M9.8 solar flare erupts from geoeffective Region 3500, Earth-directed CME likely

m9.8 solar flare november 28 2023 f

A very strong solar flare measuring M9.8 erupted from Active Region 3500 at 19:50 UTC on November 28, 2023. The event started at 19:35 UTC and ended at 20:09 UTC. Earth-directed CME is very likely.

  • This could be the 4th and the strongest CME expected to impact Earth over the next couple of days.
  • A G2 – Moderate Geomagnetic Storm Watch is in effect for December 1.

A Type II Radio Emission with an estimated velocity of 854 km/s was detected beginning at 19:59 UTC. Type II emissions occur in association with eruptions on the Sun and typically indicate a coronal mass ejection (CME) is associated with a flare event.

Additionally, a 10cm Radio Burst (Tenflare) with a peak flux of 720 sfu, was associated with the flare event. A 10cm radio burst indicates that the electromagnetic burst associated with a solar flare at the 10cm wavelength was double or greater than the initial 10cm radio background. This can be indicative of significant radio noise in association with a solar flare. This noise is generally short-lived but can cause interference for sensitive receivers including radar, GPS, and satellite communications.

Region 3500 is located at the center of the solar disk, making Earth-directed CMEs very likely.

Radio frequencies were forecast to be most degraded over SW USA, Central America, W South America and the Pacific Ocean at the time of the flare.

A full halo CME can be seen in NASA C2 coronagraph imagery at 20:12 UTC, SWPC forecasters said at 00:30 UTC on November 29. “Analysis and modeling of this event is ongoing as of the time of this writing, but an Earth-directed trajectory is likely.”

m9.8 solar flare 1949 utc on november 28 2023 aia 304
Image credit: NASA SDO/AIA 304, Helioviewer, The Watchers
m9.8 solar flare 1949 utc on november 28 2023 aia 131
Image credit: NASA SDO/AIA 131, Helioviewer, The Watchers
goes-x-ray-flux-1-minute november 28 2023
d-rap m9.8 solar flare 1952 utc november 28 2023
sunspots on november 28 2023
Sunspots on November 28, 2023. Image credit: NASA SDO/HMI

Multiple CMEs were produced on November 27, with three of these appearing to have Earth-directed components.

The first arrival is a potential glancing blow or near-Earth proximity passage beginning early November 30 (UTC).

The later CMEs are anticipated to arrive at Earth early December 1 (UTC) as at least glancing blows.

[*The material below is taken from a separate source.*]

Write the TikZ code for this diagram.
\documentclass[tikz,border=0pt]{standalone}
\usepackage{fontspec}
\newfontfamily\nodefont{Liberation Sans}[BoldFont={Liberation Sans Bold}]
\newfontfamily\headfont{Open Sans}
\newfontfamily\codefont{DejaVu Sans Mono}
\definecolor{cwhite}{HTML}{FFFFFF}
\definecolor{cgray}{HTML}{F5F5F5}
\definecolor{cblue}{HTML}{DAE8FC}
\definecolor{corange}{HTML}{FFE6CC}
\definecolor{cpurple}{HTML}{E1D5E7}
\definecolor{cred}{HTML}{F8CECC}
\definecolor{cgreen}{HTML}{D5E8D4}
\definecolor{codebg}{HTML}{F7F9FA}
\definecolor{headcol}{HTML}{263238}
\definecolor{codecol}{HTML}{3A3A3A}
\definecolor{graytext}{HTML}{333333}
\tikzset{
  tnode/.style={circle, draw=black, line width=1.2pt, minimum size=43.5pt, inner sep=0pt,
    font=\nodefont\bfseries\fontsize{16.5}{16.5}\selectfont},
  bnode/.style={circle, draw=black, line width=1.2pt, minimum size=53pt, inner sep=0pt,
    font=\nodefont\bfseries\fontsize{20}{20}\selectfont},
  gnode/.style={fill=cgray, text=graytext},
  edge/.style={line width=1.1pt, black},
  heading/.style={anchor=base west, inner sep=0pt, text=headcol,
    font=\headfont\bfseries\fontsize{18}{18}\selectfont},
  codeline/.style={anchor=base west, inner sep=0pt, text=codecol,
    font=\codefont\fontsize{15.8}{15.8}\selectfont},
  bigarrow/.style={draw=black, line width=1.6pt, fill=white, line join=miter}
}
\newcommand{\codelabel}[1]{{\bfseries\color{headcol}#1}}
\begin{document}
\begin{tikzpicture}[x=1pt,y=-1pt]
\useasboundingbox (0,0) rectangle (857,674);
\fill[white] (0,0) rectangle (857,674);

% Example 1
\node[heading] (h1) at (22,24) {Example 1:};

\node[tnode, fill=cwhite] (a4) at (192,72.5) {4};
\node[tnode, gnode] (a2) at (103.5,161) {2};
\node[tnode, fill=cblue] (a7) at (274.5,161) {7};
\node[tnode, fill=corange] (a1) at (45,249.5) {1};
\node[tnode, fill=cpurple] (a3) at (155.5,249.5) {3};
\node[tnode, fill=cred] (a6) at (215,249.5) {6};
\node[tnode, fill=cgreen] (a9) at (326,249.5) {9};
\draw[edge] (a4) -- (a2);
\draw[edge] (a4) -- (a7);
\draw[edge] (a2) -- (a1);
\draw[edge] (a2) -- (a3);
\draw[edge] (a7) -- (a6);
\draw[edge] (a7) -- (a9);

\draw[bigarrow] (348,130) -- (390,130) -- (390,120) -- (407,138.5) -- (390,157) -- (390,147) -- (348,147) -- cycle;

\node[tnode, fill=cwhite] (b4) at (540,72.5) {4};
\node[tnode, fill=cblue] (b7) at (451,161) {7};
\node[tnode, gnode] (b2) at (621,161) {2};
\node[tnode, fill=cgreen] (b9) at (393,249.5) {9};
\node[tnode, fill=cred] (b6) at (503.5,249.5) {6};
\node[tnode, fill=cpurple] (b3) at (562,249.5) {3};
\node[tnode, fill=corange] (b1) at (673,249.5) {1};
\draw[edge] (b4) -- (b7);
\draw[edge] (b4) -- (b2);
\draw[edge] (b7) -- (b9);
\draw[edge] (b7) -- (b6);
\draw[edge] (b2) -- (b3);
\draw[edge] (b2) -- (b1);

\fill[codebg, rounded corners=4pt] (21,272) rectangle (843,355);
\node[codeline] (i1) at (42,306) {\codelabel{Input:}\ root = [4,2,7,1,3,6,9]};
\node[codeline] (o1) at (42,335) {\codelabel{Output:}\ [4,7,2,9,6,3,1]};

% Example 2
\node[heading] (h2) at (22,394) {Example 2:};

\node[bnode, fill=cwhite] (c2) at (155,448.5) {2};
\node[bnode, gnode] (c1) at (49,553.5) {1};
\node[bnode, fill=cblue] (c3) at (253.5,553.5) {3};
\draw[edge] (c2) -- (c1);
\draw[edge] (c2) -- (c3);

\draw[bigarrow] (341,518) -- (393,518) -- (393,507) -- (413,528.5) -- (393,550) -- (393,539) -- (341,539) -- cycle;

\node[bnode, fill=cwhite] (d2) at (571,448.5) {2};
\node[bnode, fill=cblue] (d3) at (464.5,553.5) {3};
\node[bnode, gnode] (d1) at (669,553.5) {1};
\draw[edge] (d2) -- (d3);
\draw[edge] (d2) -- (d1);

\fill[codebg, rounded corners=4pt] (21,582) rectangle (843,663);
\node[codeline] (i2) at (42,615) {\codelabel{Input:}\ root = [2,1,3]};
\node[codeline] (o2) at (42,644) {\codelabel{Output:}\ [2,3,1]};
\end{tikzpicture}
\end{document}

As a result, SWPC issued a G2 – Moderate Geomagnetic Storm Watch for December 1.

Potential impacts: The area of impact is primarily poleward of 55 degrees Geomagnetic Latitude.

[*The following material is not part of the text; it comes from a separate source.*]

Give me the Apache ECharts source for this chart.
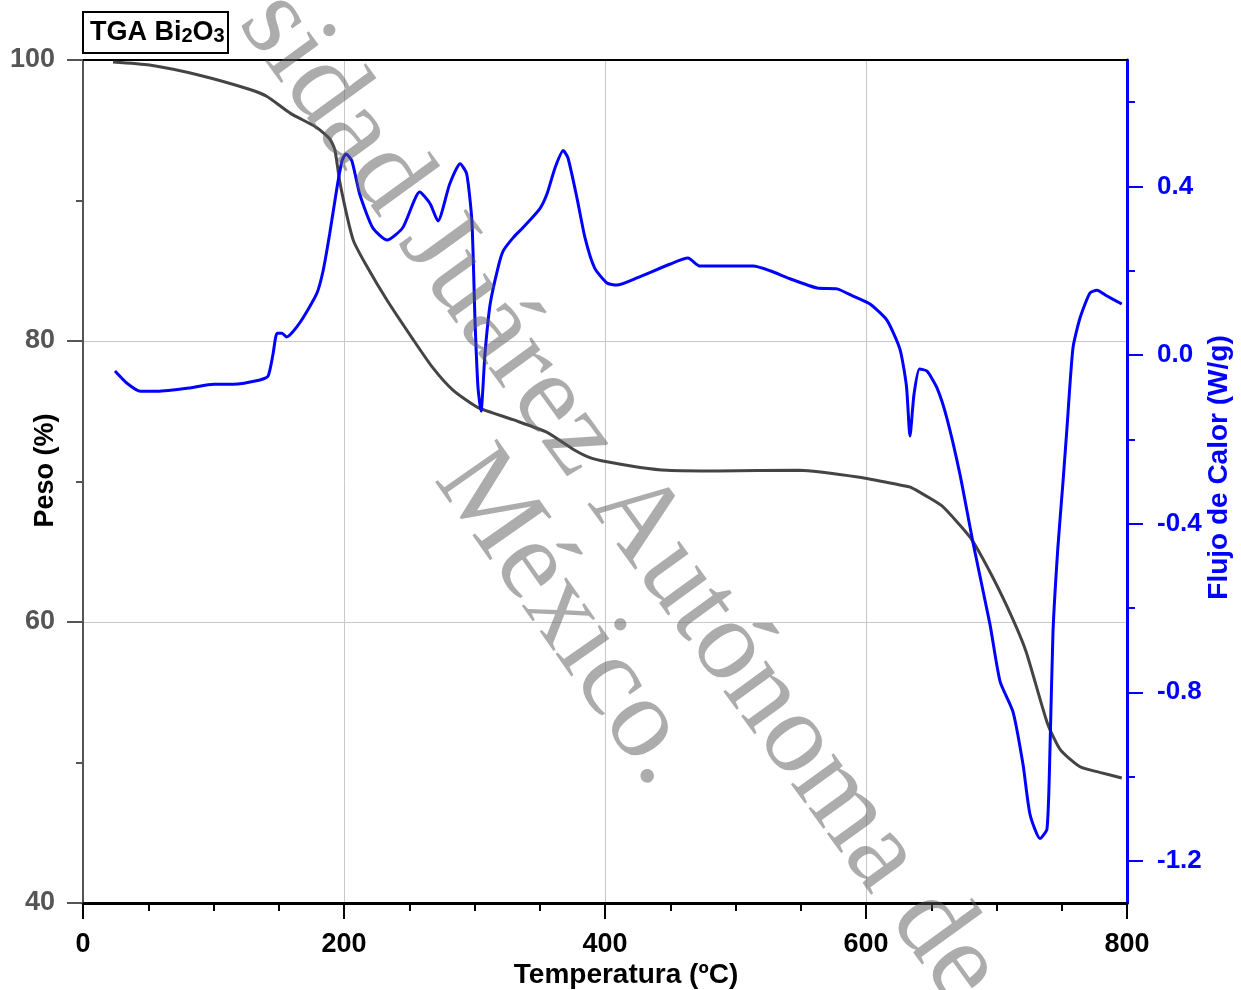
<!DOCTYPE html>
<html>
<head>
<meta charset="utf-8">
<script src="https://cdn.jsdelivr.net/npm/echarts@6/dist/echarts.min.js"></script>
<style>
  html, body { margin: 0; padding: 0; background: #fff; }
</style>
</head>
<body>
<div id="chart" style="width:1241px;height:990px"></div>
<script>
// TGA curve: temperature (ºC) / weight (%)
var tgaTemp = [23, 51, 90, 128, 141, 159, 179, 189, 193, 197, 207, 217.6, 233, 253, 268, 283.5, 302, 329.5,
  355.6, 375.5, 388.5, 401.5, 427, 447.5, 486, 549, 595, 626, 634, 651, 659, 680, 697, 713, 723, 739,
  749, 764, 779, 796]
var tgaWeight = [99.86, 99.64, 98.9, 97.9, 97.4, 96.2, 95.2, 94.4, 93.6, 91.2, 87.2, 85.3, 82.9, 80.1, 78.1,
  76.5, 75.3, 74.4, 73.5, 72.3, 71.7, 71.4, 71.0, 70.8, 70.75, 70.8, 70.3, 69.75, 69.6, 68.7, 68.2, 66.0,
  63.2, 60.1, 57.8, 52.8, 50.9, 49.7, 49.3, 48.9]

// DSC curve: temperature (ºC) / heat flow (W/g)
var dscTemp = [24.5, 33.7, 44, 57, 82, 100, 115, 135.6, 141.8, 145.6, 148.7, 152.5, 156, 166, 179, 184, 189,
  194.6, 198.5, 201.5, 206, 212, 222, 233, 245, 258, 266, 272, 281, 289, 294, 298, 300.4, 302.7, 305,
  308, 312, 318, 322, 329.5, 337, 350, 355.5, 361.7, 368, 371.6, 378.5, 384.7, 392, 401.5, 409, 424.5,
  450, 463.6, 472.8, 493.5, 513.4, 526.4, 541.8, 562.5, 577.8, 590, 603, 616, 626, 631, 633.7, 636.8,
  641, 646.7, 654.4, 662, 672, 682, 695, 702.7, 712.6, 720.3, 725.7, 733.3, 738.7, 741, 743.3, 747,
  751, 754, 758.6, 764, 771.6, 777, 784.7, 796]
var dscFlow = [-0.038, -0.067, -0.086, -0.086, -0.078, -0.069, -0.069, -0.059, -0.050, 0.002, 0.052, 0.052,
  0.043, 0.076, 0.145, 0.2, 0.287, 0.397, 0.461, 0.477, 0.461, 0.382, 0.302, 0.273, 0.302, 0.387, 0.359,
  0.318, 0.406, 0.454, 0.430, 0.318, 0.081, -0.078, -0.133, 0.002, 0.121, 0.207, 0.247, 0.278, 0.302,
  0.347, 0.382, 0.444, 0.485, 0.468, 0.373, 0.278, 0.207, 0.171, 0.166, 0.183, 0.216, 0.23, 0.211,
  0.211, 0.211, 0.2, 0.181, 0.159, 0.157, 0.14, 0.121, 0.083, 0.014, -0.074, -0.192, -0.093, -0.033,
  -0.038, -0.078, -0.150, -0.283, -0.445, -0.639, -0.774, -0.846, -0.971, -1.09, -1.147, -1.124,
  -0.933, -0.656, -0.458, -0.299, -0.173, 0.017, 0.088, 0.147, 0.154, 0.140, 0.121]

// 坐标轴刻度
var flowLabels = [-1.2, -0.8, -0.4, 0.0, 0.4]
var flowMinorTicks = [-1.0, -0.6, -0.2, 0.2, 0.6]

function pairs(xs, ys) {
  return xs.map(function (x, i) { return [x, ys[i]] })
}

var chart = echarts.init(document.getElementById('chart'))
var bold = { fontFamily: 'Liberation Sans', fontWeight: 'bold', fontSize: 27 }
var deg = Math.PI / 180

chart.setOption({
  animation: false,
  backgroundColor: '#fff',
  title: {
    text: '{m|TGA Bi}{s|2}{m|O}{s|3}',
    left: 83,
    top: 7,
    padding: [7, 4, 7, 7],
    borderColor: '#000',
    borderWidth: 2,
    textStyle: {
      rich: {
        m: { fontFamily: 'Liberation Sans', fontWeight: 'bold', fontSize: 27, color: '#000', lineHeight: 32, verticalAlign: 'bottom' },
        s: { fontFamily: 'Liberation Sans', fontWeight: 'bold', fontSize: 20, color: '#000', lineHeight: 15, verticalAlign: 'bottom' }
      }
    }
  },
  grid: [
    { left: 83, right: 114, top: 60, bottom: 87, containLabel: false, outerBoundsMode: 'none' },
    // 右轴短刻度用的窄 grid，左边贴着右轴
    { left: 1127, width: 40, top: 60, bottom: 87, containLabel: false, outerBoundsMode: 'none' }
  ],
  xAxis: [{
    type: 'value',
    gridIndex: 0,
    min: 0,
    max: 800,
    interval: 200,
    name: 'Temperatura (ºC)',
    nameLocation: 'middle',
    nameGap: 58,
    nameMoveOverlap: false,
    nameTextStyle: Object.assign({ color: '#000', padding: [0, 0, 0, 42] }, bold, { fontSize: 28 }),
    axisLine: { onZero: false, lineStyle: { color: '#000', width: 3 } },
    axisTick: { length: 16, lineStyle: { color: '#000', width: 2 } },
    minorTick: { show: true, splitNumber: 4, length: 8, lineStyle: { color: '#000', width: 2 } },
    axisLabel: Object.assign({ color: '#000', margin: 28 }, bold),
    splitLine: { show: true, lineStyle: { color: '#c8c8c8', width: 1 } }
  }, {
    // 顶部边框
    type: 'value',
    gridIndex: 0,
    position: 'top',
    min: 0,
    max: 800,
    axisLine: { show: true, onZero: false, lineStyle: { color: '#000', width: 2 } },
    axisTick: { show: false },
    axisLabel: { show: false },
    splitLine: { show: false }
  }, {
    type: 'value',
    gridIndex: 1,
    min: 0,
    max: 1,
    show: false
  }],
  yAxis: [{
    type: 'value',
    gridIndex: 0,
    min: 40,
    max: 100,
    interval: 20,
    position: 'left',
    name: 'Peso (%)',
    nameLocation: 'middle',
    nameRotate: 90,
    nameGap: 24,
    nameMoveOverlap: false,
    nameTextStyle: Object.assign({ color: '#000', padding: [0, 0, 0, 22] }, bold),
    axisLine: { show: true, onZero: false, lineStyle: { color: '#555', width: 2 } },
    axisTick: { length: 16, lineStyle: { color: '#555', width: 2 } },
    minorTick: { show: true, splitNumber: 2, length: 7, lineStyle: { color: '#555', width: 2 } },
    axisLabel: Object.assign({ color: '#555', margin: 28 }, bold),
    splitLine: { show: true, lineStyle: { color: '#c8c8c8', width: 1 } }
  }, {
    type: 'value',
    gridIndex: 0,
    min: -1.3,
    max: 0.7,
    position: 'right',
    name: 'Flujo de Calor (W/g)',
    nameLocation: 'middle',
    nameRotate: 90,
    nameGap: 78,
    nameMoveOverlap: false,
    nameTextStyle: Object.assign({ color: '#0000ff', padding: [0, 0, 0, 28] }, bold, { fontSize: 28 }),
    axisLine: { show: true, onZero: false, lineStyle: { color: '#0000ff', width: 3 } },
    axisTick: { show: true, customValues: flowLabels, length: 16, lineStyle: { color: '#0000ff', width: 2 } },
    axisLabel: Object.assign({
      color: '#0000ff',
      margin: 30,
      customValues: flowLabels,
      formatter: function (v) { return v.toFixed(1) }
    }, bold, { fontSize: 26 }),
    splitLine: { show: false }
  }, {
    // 副刻度
    type: 'value',
    gridIndex: 1,
    min: -1.3,
    max: 0.7,
    position: 'left',
    axisLine: { show: false, onZero: false },
    axisTick: { show: true, inside: true, customValues: flowMinorTicks, length: 8, lineStyle: { color: '#0000ff', width: 2 } },
    axisLabel: { show: false },
    splitLine: { show: false }
  }],
  series: [{
    name: 'TGA',
    type: 'line',
    xAxisIndex: 0,
    yAxisIndex: 0,
    data: pairs(tgaTemp, tgaWeight),
    smooth: 0.2,
    showSymbol: false,
    lineStyle: { color: '#444', width: 3 },
    z: 3
  }, {
    name: 'DSC',
    type: 'line',
    xAxisIndex: 0,
    yAxisIndex: 1,
    data: pairs(dscTemp, dscFlow),
    smooth: 0.2,
    showSymbol: false,
    lineStyle: { color: '#0000ff', width: 3 },
    z: 4
  }],
  // 水印
  graphic: [{
    type: 'text',
    x: 262,
    y: 5,
    rotation: -54 * deg,
    z: 100,
    style: {
      text: 'sidad Juárez Autónoma de',
      font: '115px "Liberation Serif"',
      fill: 'rgba(90,90,90,0.5)',
      align: 'left',
      verticalAlign: 'middle'
    }
  }, {
    type: 'text',
    x: 458,
    y: 462,
    rotation: -55 * deg,
    z: 100,
    style: {
      text: 'México.',
      font: '115px "Liberation Serif"',
      fill: 'rgba(90,90,90,0.5)',
      align: 'left',
      verticalAlign: 'middle'
    }
  }]
})
</script>
</body>
</html>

  • Induced currents – Power grid fluctuations can occur. High-latitude power systems may experience voltage alarms.
  • Spacecraft – Satellite orientation irregularities may occur; increased drag on low Earth-orbit satellites is possible.
  • Radio – HF (high frequency) radio propagation can fade at higher latitudes.
  • Aurora – Aurora may be seen as low as New York to Wisconsin to Washington state.